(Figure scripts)
## start
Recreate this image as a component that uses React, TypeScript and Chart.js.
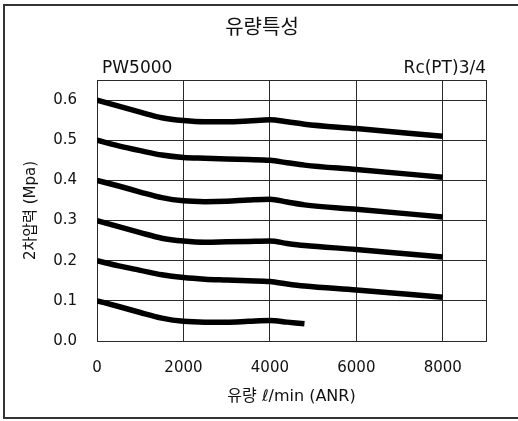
import React, { useEffect, useRef } from "react";
import { Chart, registerables } from "chart.js";

Chart.register(...registerables);

// ---- data ----
const flowX = [0, 500, 1000, 1500, 2000, 2500, 3000, 3500, 4000, 4400, 4800, 6000, 8000];
const flowXLow = [0, 500, 1000, 1500, 2000, 2500, 3000, 3500, 4000, 4400, 4800];
const p06 = [0.6, 0.585, 0.570, 0.556, 0.549, 0.546, 0.546, 0.548, 0.551, 0.546, 0.540, 0.529, 0.510];
const p05 = [0.5, 0.486, 0.474, 0.463, 0.457, 0.455, 0.453, 0.452, 0.450, 0.444, 0.438, 0.427, 0.408];
const p04 = [0.4, 0.386, 0.371, 0.357, 0.349, 0.347, 0.348, 0.351, 0.353, 0.346, 0.339, 0.328, 0.309];
const p03 = [0.3, 0.285, 0.270, 0.256, 0.249, 0.246, 0.247, 0.248, 0.249, 0.243, 0.238, 0.228, 0.209];
const p02 = [0.2, 0.187, 0.176, 0.165, 0.158, 0.154, 0.152, 0.150, 0.148, 0.142, 0.137, 0.127, 0.109];
const p01 = [0.1, 0.086, 0.071, 0.057, 0.049, 0.047, 0.047, 0.049, 0.051, 0.047, 0.043];
const xTickValues = [0, 2000, 4000, 6000, 8000, 9000];
const yTickValues = [0, 0.1, 0.2, 0.3, 0.4, 0.5, 0.6, 0.65];
const titleText = "유량특성";
const modelText = "PW5000";
const portText = "Rc(PT)3/4";
const xTitle = "유량 ℓ/min (ANR)";
const yTitle = "2차압력 (Mpa)";

const FONT = "'DejaVu Sans', 'Noto Sans CJK KR', sans-serif";
const INK = "#111";
const GRID = "#2a2a2a";

const toPoints = (xs: number[], ys: number[]) => ys.map((y, i) => ({ x: xs[i], y }));

const framePlugin = {
  id: "frameAndLabels",
  beforeDraw(chart: any) {
    const ctx = chart.ctx;
    ctx.save();
    ctx.fillStyle = "#fff";
    ctx.fillRect(0, 0, chart.width, chart.height);
    ctx.fillStyle = "#333";
    ctx.fillRect(3, 4, 2, 415);
    ctx.fillRect(3, 4, chart.width - 3, 2);
    ctx.fillRect(3, 417, chart.width - 3, 2);
    ctx.restore();
  },
  afterDraw(chart: any) {
    const ctx = chart.ctx;
    const area = chart.chartArea;
    ctx.save();
    ctx.fillStyle = INK;
    ctx.font = `20px ${FONT}`;
    ctx.textAlign = "center";
    ctx.textBaseline = "middle";
    ctx.fillText(titleText, 262, 29);
    ctx.font = `17px ${FONT}`;
    ctx.textBaseline = "alphabetic";
    ctx.textAlign = "left";
    ctx.fillText(modelText, area.left + 5, 73);
    ctx.textAlign = "right";
    ctx.fillText(portText, area.right, 73);
    ctx.restore();
  },
};

const lineDs = (data: { x: number; y: number }[]) => ({
  data,
  borderColor: "#000",
  backgroundColor: "#000",
  borderWidth: 5.5,
  pointRadius: 0,
  fill: false,
  cubicInterpolationMode: "monotone" as const,
  borderCapStyle: "butt" as const,
});

export default function App() {
  const ref = useRef<HTMLCanvasElement | null>(null);
  useEffect(() => {
    document.body.style.margin = "0";
    const canvas = ref.current!;
    const chart = new Chart(canvas, {
      type: "line",
      data: {
        datasets: [
          lineDs(toPoints(flowX, p06)),
          lineDs(toPoints(flowX, p05)),
          lineDs(toPoints(flowX, p04)),
          lineDs(toPoints(flowX, p03)),
          lineDs(toPoints(flowX, p02)),
          lineDs(toPoints(flowXLow, p01)),
        ],
      },
      options: {
        animation: false,
        responsive: false,
        devicePixelRatio: 1,
        layout: { padding: { left: 0, right: 32, top: 80, bottom: 0 } },
        plugins: {
          legend: { display: false },
          tooltip: { enabled: false },
          title: { display: false },
        },
        scales: {
          x: {
            type: "linear",
            min: 0,
            max: 9000,
            afterBuildTicks: (scale: any) => {
              scale.ticks = xTickValues.map((v) => ({ value: v }));
            },
            afterFit: (scale: any) => {
              scale.height = 80;
              scale.paddingLeft = 0;
              scale.paddingRight = 0;
            },
            ticks: {
              color: INK,
              font: { family: FONT, size: 15 },
              padding: 18,
              maxRotation: 0,
              autoSkip: false,
              callback: (v: any) => (v === 9000 ? "" : String(v)),
            },
            grid: { color: GRID, lineWidth: 1, drawTicks: false },
            border: { color: GRID, width: 1 },
            title: {
              display: true,
              text: xTitle,
              color: INK,
              font: { family: FONT, size: 16 },
              padding: { top: 0, bottom: 15 },
            },
          },
          y: {
            type: "linear",
            min: 0,
            max: 0.65,
            afterBuildTicks: (scale: any) => {
              scale.ticks = yTickValues.map((v) => ({ value: v }));
            },
            afterFit: (scale: any) => {
              scale.width = 97;
              scale.paddingTop = 0;
              scale.paddingBottom = 0;
            },
            ticks: {
              color: INK,
              font: { family: FONT, size: 15 },
              padding: 20,
              autoSkip: false,
              callback: (v: any) => (v === 0.65 ? "" : Number(v).toFixed(1)),
            },
            grid: { color: GRID, lineWidth: 1, drawTicks: false },
            border: { color: GRID, width: 1 },
            title: {
              display: true,
              text: yTitle,
              color: INK,
              font: { family: FONT, size: 15 },
              padding: { top: 22, bottom: 0 },
            },
          },
        },
      },
      plugins: [framePlugin],
    } as any);
    return () => chart.destroy();
  }, []);
  return <canvas ref={ref} width={518} height={421} style={{ display: "block" }} />;
}
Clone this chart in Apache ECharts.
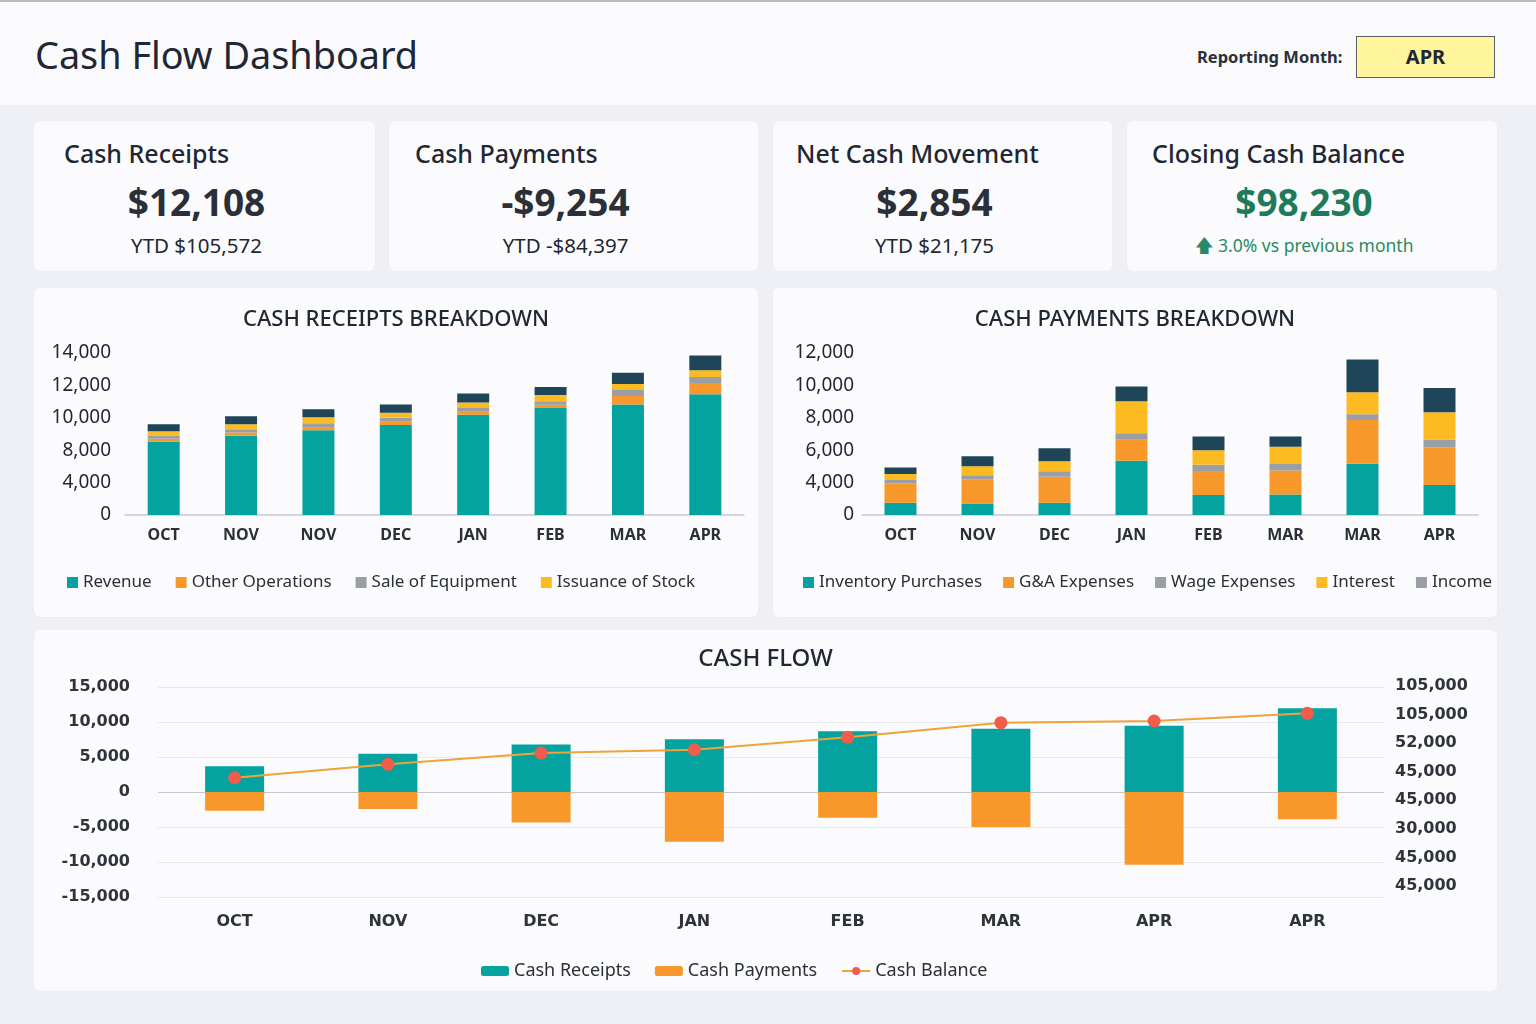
<!DOCTYPE html>
<html>
<head>
<meta charset="utf-8">
<script src="https://cdn.jsdelivr.net/npm/echarts@6/dist/echarts.min.js"></script>
<style>
html,body{margin:0;padding:0;}
body{width:1536px;height:1024px;background:#eff0f5;font-family:"Noto Sans",sans-serif;color:#1f2733;position:relative;overflow:hidden;}
#topline{position:absolute;left:0;top:0;width:1536px;height:2px;background:#b6bac2;}
#header{position:absolute;left:0;top:2px;width:1536px;height:103px;background:#fafafc;}
#title{position:absolute;left:35px;top:27px;font-size:37.8px;line-height:56px;color:#1f2733;white-space:nowrap;}
#rmLabel{position:absolute;left:1197px;top:45px;font-size:16.5px;font-weight:bold;line-height:24px;color:#2a2f38;white-space:nowrap;}
#rmBox{position:absolute;left:1356px;top:36px;width:137px;height:40px;background:#fff59d;border:1px solid #5a5f68;text-align:center;font-weight:bold;font-size:20px;line-height:40px;color:#1f2733;}
.card{position:absolute;background:#fbfbfd;border-radius:6px;box-shadow:0 0 2px rgba(0,0,0,0.03);}
.kt{position:absolute;top:14px;font-size:25px;font-weight:500;line-height:36px;white-space:nowrap;color:#1f2733;}
.kv{position:absolute;top:58px;left:0;right:16px;text-align:center;font-size:37px;font-weight:bold;line-height:46px;color:#2a2f38;white-space:nowrap;}
.ky{position:absolute;top:110px;left:0;right:16px;text-align:center;font-size:20.5px;line-height:28px;color:#1f2733;white-space:nowrap;}
.green{color:#1f7a5b;}
.kg{color:#2a8a66;font-size:17.5px;}
.chart{position:absolute;}
</style>
</head>
<body>
<div id="topline"></div>
<div id="header"></div>
<div id="title">Cash Flow Dashboard</div>
<div id="rmLabel">Reporting Month:</div>
<div id="rmBox">APR</div>

<div class="card" style="left:34px;top:121px;width:341px;height:150px;">
  <div class="kt" style="left:30px;">Cash Receipts</div>
  <div class="kv">$12,108</div>
  <div class="ky">YTD $105,572</div>
</div>
<div class="card" style="left:389px;top:121px;width:369px;height:150px;">
  <div class="kt" style="left:26px;">Cash Payments</div>
  <div class="kv">-$9,254</div>
  <div class="ky">YTD -$84,397</div>
</div>
<div class="card" style="left:773px;top:121px;width:339px;height:150px;">
  <div class="kt" style="left:23px;">Net Cash Movement</div>
  <div class="kv">$2,854</div>
  <div class="ky">YTD $21,175</div>
</div>
<div class="card" style="left:1127px;top:121px;width:370px;height:150px;">
  <div class="kt" style="left:25px;">Closing Cash Balance</div>
  <div class="kv green">$98,230</div>
  <div class="ky kg">&#129093; 3.0% vs previous month</div>
</div>

<div id="rec" class="card chart" style="left:34px;top:288px;width:724px;height:329px;"></div>
<div id="pay" class="card chart" style="left:773px;top:288px;width:724px;height:329px;"></div>
<div id="cf" class="card chart" style="left:34px;top:630px;width:1463px;height:361px;"></div>

<script>
// ---------- DATA ----------
const recMonths = ['OCT','NOV','NOV','DEC','JAN','FEB','MAR','APR'];
const recTicks = ['0','4,000','8,000','10,000','12,000','14,000'];
const revenue        = [6340, 6850, 7320, 7780, 8660, 9240, 9560, 10440];
const otherOps       = [260, 290, 220, 280, 260, 280, 720, 970];
const saleEquipment  = [260, 280, 380, 340, 320, 320, 520, 520];
const issuanceStock  = [380, 430, 520, 430, 490, 520, 520, 580];
const otherReceipts  = [600, 690, 690, 720, 780, 710, 970, 1270];

const payMonths = ['OCT','NOV','DEC','JAN','FEB','MAR','MAR','APR'];
const payTicks = ['0','4,000','6,000','8,000','10,000','12,000'];
const inventoryPurchases = [900, 850, 900, 4020, 1490, 1520, 3800, 2230];
const gaExpenses         = [1450, 1800, 1940, 1550, 1770, 1770, 3240, 2780];
const wageExpenses       = [240, 290, 400, 490, 460, 490, 420, 590];
const interest           = [440, 680, 740, 2360, 1080, 1270, 1640, 2010];
const income             = [490, 740, 960, 1100, 1010, 770, 2410, 1790];

const cfMonths = ['OCT','NOV','DEC','JAN','FEB','MAR','APR','APR'];
const cashReceipts = [3690, 5460, 6790, 7550, 8670, 9020, 9480, 11950];
const cashPayments = [-2670, -2420, -4360, -7120, -3690, -5000, -10410, -3890];
const cashBalance  = [74300, 79280, 83480, 84700, 89310, 94740, 95370, 98230];
const rightTicks = ['105,000','105,000','52,000','45,000','45,000','30,000','45,000','45,000'];

// ---------- STYLE ----------
const TEAL='#05a39f', ORANGE='#f8982a', GREY='#9a9ea6', YELLOW='#fcbc21', NAVY='#1f4559';
const FONT='Noto Sans';
const BOLDF='DejaVu Sans';

function stackSeries(list, stack){
  return list.map(([name, data, color]) => ({
    name, type:'bar', stack, data, barWidth:32,
    itemStyle:{color}, emphasis:{disabled:true}
  }));
}

function breakdownOption(title, months, ticks, maxV, seriesList, legendData){
  const step = maxV/(ticks.length-1);
  return {
    animation:false,
    title:{text:title,left:'center',top:16,textStyle:{fontFamily:FONT,fontSize:22,fontWeight:500,color:'#1f2733'}},
    grid:{left:91,right:14,top:65,bottom:102,outerBoundsMode:'none'},
    xAxis:{type:'category',data:months,
      axisLine:{lineStyle:{color:'#c9ccd6',width:1.5}},axisTick:{show:false},
      axisLabel:{margin:12,fontFamily:FONT,fontWeight:'bold',fontSize:16,color:'#2a2f38'}},
    yAxis:{type:'value',min:0,max:maxV,interval:step,
      splitLine:{show:false},axisLine:{show:false},axisTick:{show:false},
      axisLabel:{margin:14,fontFamily:FONT,fontSize:19,color:'#1f2733',
        formatter:v=>ticks[Math.round(v/step)]}},
    legend:{left:28,top:281,width:900,icon:'rect',itemWidth:11,itemHeight:11,itemGap:24,
      textStyle:{fontFamily:FONT,fontSize:17,color:'#2a2f38'},
      data:legendData},
    series:seriesList
  };
}

const rec = echarts.init(document.getElementById('rec'));
rec.setOption(breakdownOption('CASH RECEIPTS BREAKDOWN', recMonths, recTicks, 14000,
  stackSeries([
    ['Revenue', revenue, TEAL],
    ['Other Operations', otherOps, ORANGE],
    ['Sale of Equipment', saleEquipment, GREY],
    ['Issuance of Stock', issuanceStock, YELLOW],
    ['Other Receipts', otherReceipts, NAVY]
  ],'r'),
  ['Revenue','Other Operations','Sale of Equipment','Issuance of Stock']));

const pay = echarts.init(document.getElementById('pay'));
const payOpt = breakdownOption('CASH PAYMENTS BREAKDOWN', payMonths, payTicks, 12000,
  stackSeries([
    ['Inventory Purchases', inventoryPurchases, TEAL],
    ['G&A Expenses', gaExpenses, ORANGE],
    ['Wage Expenses', wageExpenses, GREY],
    ['Interest', interest, YELLOW],
    ['Income', income, NAVY]
  ],'p'),
  ['Inventory Purchases','G&A Expenses','Wage Expenses','Interest',{name:'Income',itemStyle:{color:GREY}}]);
payOpt.legend.itemGap = 21;
payOpt.legend.left = 25;
payOpt.grid.left = 89; payOpt.grid.right = 19;
payOpt.yAxis.axisLabel.margin = 8;
pay.setOption(payOpt);

const cf = echarts.init(document.getElementById('cf'));
const gl = '#e6e8ee';
cf.setOption({
  animation:false,
  title:{text:'CASH FLOW',left:'center',top:12,textStyle:{fontFamily:FONT,fontSize:24,fontWeight:500,color:'#1f2733'}},
  grid:[
    {left:124,right:113,top:57,bottom:94,outerBoundsMode:'none'},
    {left:124,right:113,top:56,height:200,outerBoundsMode:'none'}
  ],
  xAxis:[
    {gridIndex:0,type:'category',data:cfMonths,
      axisLine:{show:false},axisTick:{show:false},
      axisLabel:{margin:17,fontFamily:BOLDF,fontWeight:'bold',fontSize:16,color:'#2f343c'}},
    {gridIndex:1,type:'value',show:false}
  ],
  yAxis:[
    {gridIndex:0,type:'value',min:-15000,max:15000,interval:5000,
      axisLine:{show:false},axisTick:{show:false},
      splitLine:{lineStyle:{color:[gl,gl,gl,'#c4c7d1',gl,gl,gl],width:1.2}},
      axisLabel:{margin:28,fontFamily:BOLDF,fontWeight:'bold',fontSize:16,color:'#2f343c',
        formatter:v=>v.toLocaleString('en-US')}},
    {gridIndex:0,type:'value',min:30000,max:108000,show:false,splitLine:{show:false}},
    {gridIndex:1,type:'category',position:'right',inverse:true,boundaryGap:false,data:rightTicks,
      axisLine:{show:false},axisTick:{show:false},splitLine:{show:false},
      axisLabel:{margin:11,fontFamily:BOLDF,fontWeight:'bold',fontSize:16,color:'#2f343c'}}
  ],
  legend:{left:442,top:327,itemWidth:28,itemHeight:10,itemGap:24,
    textStyle:{fontFamily:FONT,fontSize:18,color:'#2a2f38'},
    data:['Cash Receipts','Cash Payments','Cash Balance']},
  series:[
    {name:'Cash Receipts',type:'bar',stack:'cf',barWidth:59,data:cashReceipts,itemStyle:{color:TEAL},emphasis:{disabled:true}},
    {name:'Cash Payments',type:'bar',stack:'cf',barWidth:59,data:cashPayments,itemStyle:{color:ORANGE},emphasis:{disabled:true}},
    {name:'Cash Balance',type:'line',yAxisIndex:1,data:cashBalance,symbol:'circle',symbolSize:13,
      lineStyle:{color:'#eea43a',width:2},itemStyle:{color:'#f25c4a'},emphasis:{disabled:true}}
  ]
});
</script>
</body>
</html>
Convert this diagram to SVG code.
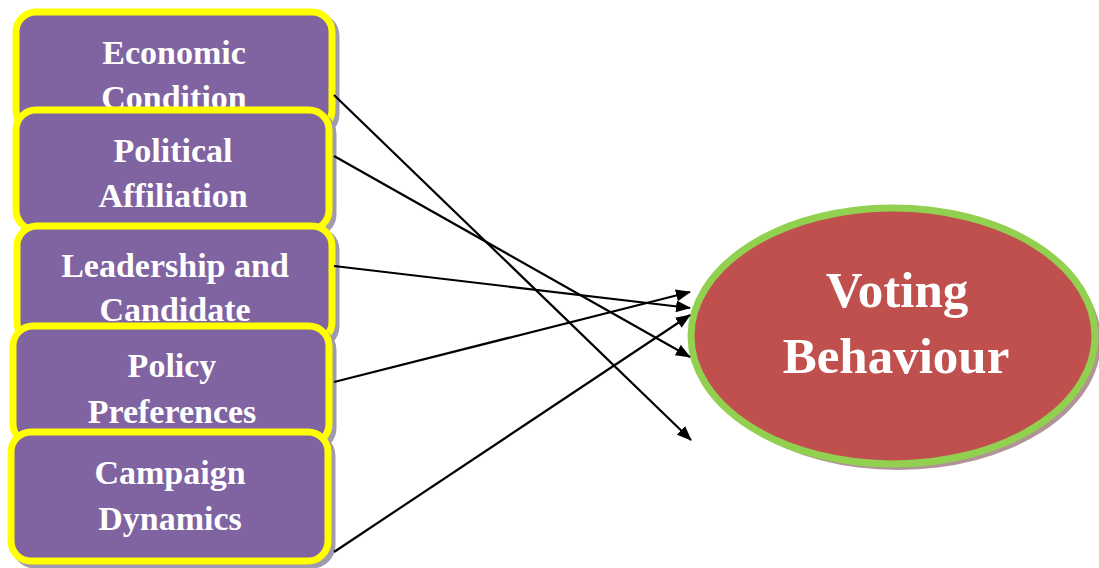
## end
* **SET TASK**
Quote, please, every line of the material above from its start through the line that has "const toPoints = (xs: number[], ys: number[])", reproducing the words exactly and dropping any images.

* **FULL ANSWER**
Recreate this image as a component that uses React, TypeScript and Chart.js.
import React, { useEffect, useRef } from "react";
import { Chart, registerables } from "chart.js";

Chart.register(...registerables);

// ---- data ----
const flowX = [0, 500, 1000, 1500, 2000, 2500, 3000, 3500, 4000, 4400, 4800, 6000, 8000];
const flowXLow = [0, 500, 1000, 1500, 2000, 2500, 3000, 3500, 4000, 4400, 4800];
const p06 = [0.6, 0.585, 0.570, 0.556, 0.549, 0.546, 0.546, 0.548, 0.551, 0.546, 0.540, 0.529, 0.510];
const p05 = [0.5, 0.486, 0.474, 0.463, 0.457, 0.455, 0.453, 0.452, 0.450, 0.444, 0.438, 0.427, 0.408];
const p04 = [0.4, 0.386, 0.371, 0.357, 0.349, 0.347, 0.348, 0.351, 0.353, 0.346, 0.339, 0.328, 0.309];
const p03 = [0.3, 0.285, 0.270, 0.256, 0.249, 0.246, 0.247, 0.248, 0.249, 0.243, 0.238, 0.228, 0.209];
const p02 = [0.2, 0.187, 0.176, 0.165, 0.158, 0.154, 0.152, 0.150, 0.148, 0.142, 0.137, 0.127, 0.109];
const p01 = [0.1, 0.086, 0.071, 0.057, 0.049, 0.047, 0.047, 0.049, 0.051, 0.047, 0.043];
const xTickValues = [0, 2000, 4000, 6000, 8000, 9000];
const yTickValues = [0, 0.1, 0.2, 0.3, 0.4, 0.5, 0.6, 0.65];
const titleText = "유량특성";
const modelText = "PW5000";
const portText = "Rc(PT)3/4";
const xTitle = "유량 ℓ/min (ANR)";
const yTitle = "2차압력 (Mpa)";

const FONT = "'DejaVu Sans', 'Noto Sans CJK KR', sans-serif";
const INK = "#111";
const GRID = "#2a2a2a";

const toPoints = (xs: number[], ys: number[]) => ys.map((y, i) => ({ x: xs[i], y }));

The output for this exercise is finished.